Landlord and Tenant Legalities
Landlord-tenant laws are a complex patchwork of federal, state and local statutes that govern virtually every facet of the landlord-tenant relationship. Some of the most common concerns that arise in landlord-tenant law include lease agreements, tenant rights, rent control, eviction and termination of leases, and security deposits.
Lease agreements should be in writing and executed by both the landlord and tenant. The failure to create a written agreement does not invalidate the lease, since lease agreements are enforceable as verbal agreements as well.
Typically, a lease agreement contains the amount of rent due, the time and manner in which rent is to be paid, the starting and ending date of the lease, the time and manner in which the lease can be terminated, the security deposit demanded by the landlord , nor damages or fees that may be charged to the lease. Occupancy limits (i.e. how many people can live in a unit) are typically due to local ordinances that persist regardless of lease agreements. Tenants should never be surprised by occupancy limits.
Rent control agreements are those wherein an entity such as a housing authority or rent control board will actually set the amount of rent to be charged by a landlord. This will depend on a variety of factors including local statutes, market demand, etc. Once again, this is governed by local statute, however a violation of the law will allow the tenant to terminate the lease at no penalty.

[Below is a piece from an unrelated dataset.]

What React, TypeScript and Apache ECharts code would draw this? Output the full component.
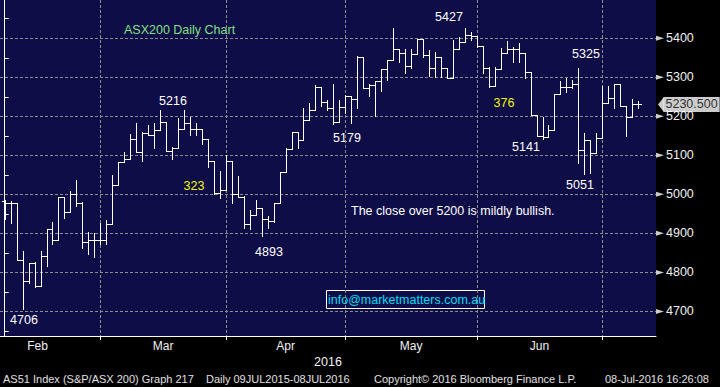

There are a variety of ways in which a lease can be terminated. Many leases include terms on year-to-year termination or termination for cause, although periodic leases are terminable with adequate notice. A lease can also be terminated for various reasons including a substantial breach of the lease by the tenant.
A landlord has a certain number of obligations to a tenant. These are largely imposed by local law, however some are imposed by the common law (case law set by courts in the state). These common law obligations dictate, for example, that the premises should be habitable.